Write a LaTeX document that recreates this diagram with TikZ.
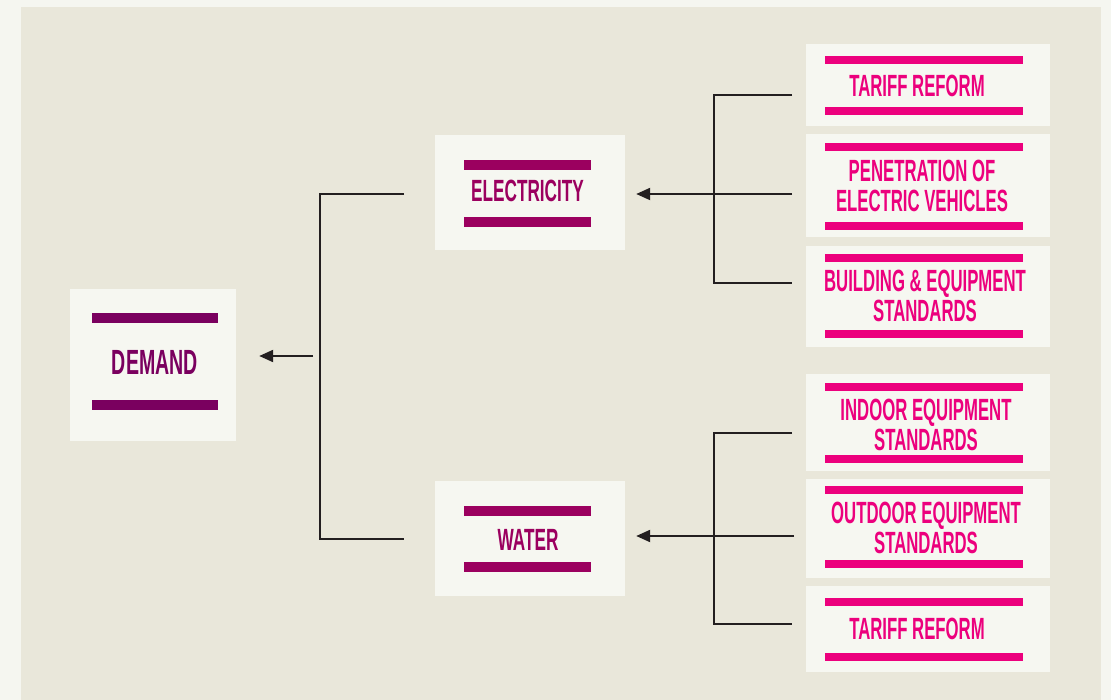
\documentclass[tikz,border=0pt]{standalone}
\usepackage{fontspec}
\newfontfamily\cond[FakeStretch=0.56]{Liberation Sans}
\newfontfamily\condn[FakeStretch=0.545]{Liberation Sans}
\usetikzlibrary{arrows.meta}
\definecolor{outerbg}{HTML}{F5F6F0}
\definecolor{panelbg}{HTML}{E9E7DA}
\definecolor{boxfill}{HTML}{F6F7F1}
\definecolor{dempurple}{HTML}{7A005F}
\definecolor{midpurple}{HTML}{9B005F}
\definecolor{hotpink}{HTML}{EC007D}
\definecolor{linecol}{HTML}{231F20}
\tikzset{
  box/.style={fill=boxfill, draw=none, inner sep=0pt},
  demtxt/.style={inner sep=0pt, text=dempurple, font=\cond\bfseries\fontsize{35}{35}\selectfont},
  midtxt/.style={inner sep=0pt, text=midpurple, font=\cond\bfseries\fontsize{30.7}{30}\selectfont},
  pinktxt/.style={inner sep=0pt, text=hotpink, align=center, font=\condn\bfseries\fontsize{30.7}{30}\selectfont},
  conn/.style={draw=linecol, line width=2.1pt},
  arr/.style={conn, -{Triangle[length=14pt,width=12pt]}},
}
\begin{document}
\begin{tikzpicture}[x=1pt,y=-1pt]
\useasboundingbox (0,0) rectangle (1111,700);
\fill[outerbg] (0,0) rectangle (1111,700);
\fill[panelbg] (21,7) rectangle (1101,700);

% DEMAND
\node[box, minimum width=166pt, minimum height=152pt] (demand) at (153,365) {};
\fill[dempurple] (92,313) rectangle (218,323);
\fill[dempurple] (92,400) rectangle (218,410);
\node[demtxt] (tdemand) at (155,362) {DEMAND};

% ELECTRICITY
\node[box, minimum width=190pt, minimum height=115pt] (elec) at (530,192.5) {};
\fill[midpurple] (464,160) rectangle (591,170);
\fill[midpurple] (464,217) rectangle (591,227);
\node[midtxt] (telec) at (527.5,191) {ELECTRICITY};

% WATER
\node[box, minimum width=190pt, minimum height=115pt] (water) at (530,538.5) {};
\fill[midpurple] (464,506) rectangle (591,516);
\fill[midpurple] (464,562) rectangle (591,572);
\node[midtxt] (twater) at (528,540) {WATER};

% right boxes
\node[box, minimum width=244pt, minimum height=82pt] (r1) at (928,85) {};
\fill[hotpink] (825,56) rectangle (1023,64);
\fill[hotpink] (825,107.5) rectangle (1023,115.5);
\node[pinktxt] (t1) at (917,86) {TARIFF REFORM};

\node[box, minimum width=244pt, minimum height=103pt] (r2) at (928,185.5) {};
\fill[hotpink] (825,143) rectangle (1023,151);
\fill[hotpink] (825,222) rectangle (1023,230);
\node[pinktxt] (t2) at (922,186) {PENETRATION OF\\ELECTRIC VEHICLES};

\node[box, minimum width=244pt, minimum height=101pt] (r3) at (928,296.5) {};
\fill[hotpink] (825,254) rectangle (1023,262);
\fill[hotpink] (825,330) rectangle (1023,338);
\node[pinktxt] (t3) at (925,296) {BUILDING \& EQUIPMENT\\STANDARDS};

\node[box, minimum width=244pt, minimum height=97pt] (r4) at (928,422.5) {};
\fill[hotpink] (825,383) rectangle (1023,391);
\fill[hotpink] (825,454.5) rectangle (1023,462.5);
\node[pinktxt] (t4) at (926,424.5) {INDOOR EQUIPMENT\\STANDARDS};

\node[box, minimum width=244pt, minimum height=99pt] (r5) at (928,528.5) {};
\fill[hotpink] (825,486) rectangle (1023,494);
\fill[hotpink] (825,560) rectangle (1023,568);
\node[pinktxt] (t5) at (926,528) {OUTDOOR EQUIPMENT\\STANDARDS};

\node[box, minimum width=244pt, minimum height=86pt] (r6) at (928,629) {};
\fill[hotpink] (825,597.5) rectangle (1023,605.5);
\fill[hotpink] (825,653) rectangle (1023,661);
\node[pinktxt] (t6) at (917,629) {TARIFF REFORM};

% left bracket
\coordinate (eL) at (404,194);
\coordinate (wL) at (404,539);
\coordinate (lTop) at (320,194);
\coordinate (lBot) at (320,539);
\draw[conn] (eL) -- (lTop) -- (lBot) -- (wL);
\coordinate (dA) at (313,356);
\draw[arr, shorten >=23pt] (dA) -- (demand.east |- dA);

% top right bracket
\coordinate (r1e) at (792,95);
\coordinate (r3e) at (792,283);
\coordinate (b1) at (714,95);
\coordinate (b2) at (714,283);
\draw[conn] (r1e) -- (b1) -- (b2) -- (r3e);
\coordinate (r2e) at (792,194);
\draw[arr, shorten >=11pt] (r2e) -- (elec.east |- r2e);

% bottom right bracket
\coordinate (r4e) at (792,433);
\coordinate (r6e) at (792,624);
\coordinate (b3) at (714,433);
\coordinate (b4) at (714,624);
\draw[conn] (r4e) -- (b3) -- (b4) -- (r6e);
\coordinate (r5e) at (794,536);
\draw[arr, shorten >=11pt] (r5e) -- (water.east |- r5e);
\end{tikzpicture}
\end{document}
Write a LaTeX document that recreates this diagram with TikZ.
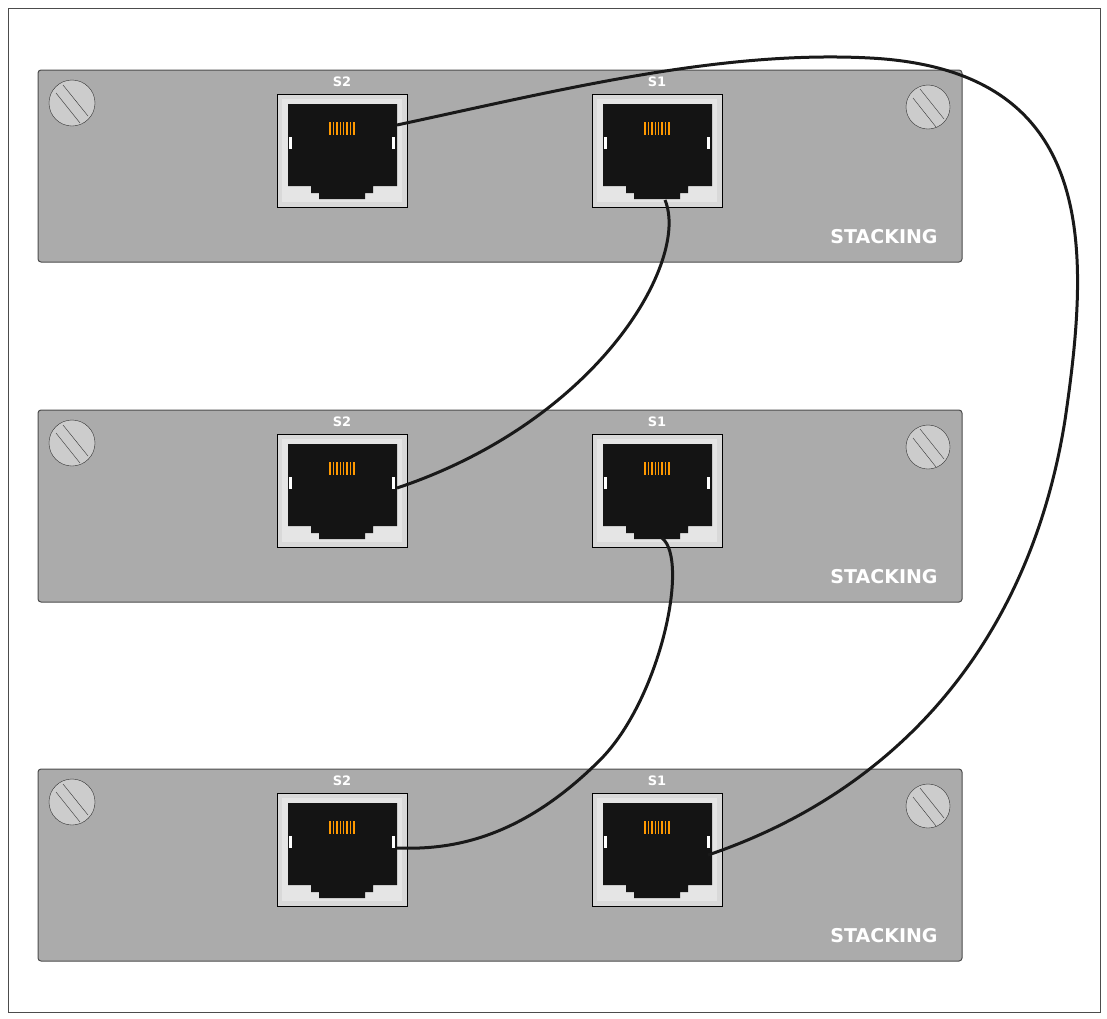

◆ AIM OF THE EXERCISE ◆
Repeat the records in full, exactly as they appear, without the pictures.

◆ EXERCISE SOLUTION ◆
Write a LaTeX document that recreates this diagram with TikZ.
\documentclass[tikz,border=0pt]{standalone}
\usepackage{fontspec}
\newfontfamily\cond[FakeStretch=0.56]{Liberation Sans}
\newfontfamily\condn[FakeStretch=0.545]{Liberation Sans}
\usetikzlibrary{arrows.meta}
\definecolor{outerbg}{HTML}{F5F6F0}
\definecolor{panelbg}{HTML}{E9E7DA}
\definecolor{boxfill}{HTML}{F6F7F1}
\definecolor{dempurple}{HTML}{7A005F}
\definecolor{midpurple}{HTML}{9B005F}
\definecolor{hotpink}{HTML}{EC007D}
\definecolor{linecol}{HTML}{231F20}
\tikzset{
  box/.style={fill=boxfill, draw=none, inner sep=0pt},
  demtxt/.style={inner sep=0pt, text=dempurple, font=\cond\bfseries\fontsize{35}{35}\selectfont},
  midtxt/.style={inner sep=0pt, text=midpurple, font=\cond\bfseries\fontsize{30.7}{30}\selectfont},
  pinktxt/.style={inner sep=0pt, text=hotpink, align=center, font=\condn\bfseries\fontsize{30.7}{30}\selectfont},
  conn/.style={draw=linecol, line width=2.1pt},
  arr/.style={conn, -{Triangle[length=14pt,width=12pt]}},
}
\begin{document}
\begin{tikzpicture}[x=1pt,y=-1pt]
\useasboundingbox (0,0) rectangle (1111,700);
\fill[outerbg] (0,0) rectangle (1111,700);
\fill[panelbg] (21,7) rectangle (1101,700);

% DEMAND
\node[box, minimum width=166pt, minimum height=152pt] (demand) at (153,365) {};
\fill[dempurple] (92,313) rectangle (218,323);
\fill[dempurple] (92,400) rectangle (218,410);
\node[demtxt] (tdemand) at (155,362) {DEMAND};

% ELECTRICITY
\node[box, minimum width=190pt, minimum height=115pt] (elec) at (530,192.5) {};
\fill[midpurple] (464,160) rectangle (591,170);
\fill[midpurple] (464,217) rectangle (591,227);
\node[midtxt] (telec) at (527.5,191) {ELECTRICITY};

% WATER
\node[box, minimum width=190pt, minimum height=115pt] (water) at (530,538.5) {};
\fill[midpurple] (464,506) rectangle (591,516);
\fill[midpurple] (464,562) rectangle (591,572);
\node[midtxt] (twater) at (528,540) {WATER};

% right boxes
\node[box, minimum width=244pt, minimum height=82pt] (r1) at (928,85) {};
\fill[hotpink] (825,56) rectangle (1023,64);
\fill[hotpink] (825,107.5) rectangle (1023,115.5);
\node[pinktxt] (t1) at (917,86) {TARIFF REFORM};

\node[box, minimum width=244pt, minimum height=103pt] (r2) at (928,185.5) {};
\fill[hotpink] (825,143) rectangle (1023,151);
\fill[hotpink] (825,222) rectangle (1023,230);
\node[pinktxt] (t2) at (922,186) {PENETRATION OF\\ELECTRIC VEHICLES};

\node[box, minimum width=244pt, minimum height=101pt] (r3) at (928,296.5) {};
\fill[hotpink] (825,254) rectangle (1023,262);
\fill[hotpink] (825,330) rectangle (1023,338);
\node[pinktxt] (t3) at (925,296) {BUILDING \& EQUIPMENT\\STANDARDS};

\node[box, minimum width=244pt, minimum height=97pt] (r4) at (928,422.5) {};
\fill[hotpink] (825,383) rectangle (1023,391);
\fill[hotpink] (825,454.5) rectangle (1023,462.5);
\node[pinktxt] (t4) at (926,424.5) {INDOOR EQUIPMENT\\STANDARDS};

\node[box, minimum width=244pt, minimum height=99pt] (r5) at (928,528.5) {};
\fill[hotpink] (825,486) rectangle (1023,494);
\fill[hotpink] (825,560) rectangle (1023,568);
\node[pinktxt] (t5) at (926,528) {OUTDOOR EQUIPMENT\\STANDARDS};

\node[box, minimum width=244pt, minimum height=86pt] (r6) at (928,629) {};
\fill[hotpink] (825,597.5) rectangle (1023,605.5);
\fill[hotpink] (825,653) rectangle (1023,661);
\node[pinktxt] (t6) at (917,629) {TARIFF REFORM};

% left bracket
\coordinate (eL) at (404,194);
\coordinate (wL) at (404,539);
\coordinate (lTop) at (320,194);
\coordinate (lBot) at (320,539);
\draw[conn] (eL) -- (lTop) -- (lBot) -- (wL);
\coordinate (dA) at (313,356);
\draw[arr, shorten >=23pt] (dA) -- (demand.east |- dA);

% top right bracket
\coordinate (r1e) at (792,95);
\coordinate (r3e) at (792,283);
\coordinate (b1) at (714,95);
\coordinate (b2) at (714,283);
\draw[conn] (r1e) -- (b1) -- (b2) -- (r3e);
\coordinate (r2e) at (792,194);
\draw[arr, shorten >=11pt] (r2e) -- (elec.east |- r2e);

% bottom right bracket
\coordinate (r4e) at (792,433);
\coordinate (r6e) at (792,624);
\coordinate (b3) at (714,433);
\coordinate (b4) at (714,624);
\draw[conn] (r4e) -- (b3) -- (b4) -- (r6e);
\coordinate (r5e) at (794,536);
\draw[arr, shorten >=11pt] (r5e) -- (water.east |- r5e);
\end{tikzpicture}
\end{document}
Write a LaTeX document that recreates this diagram with TikZ.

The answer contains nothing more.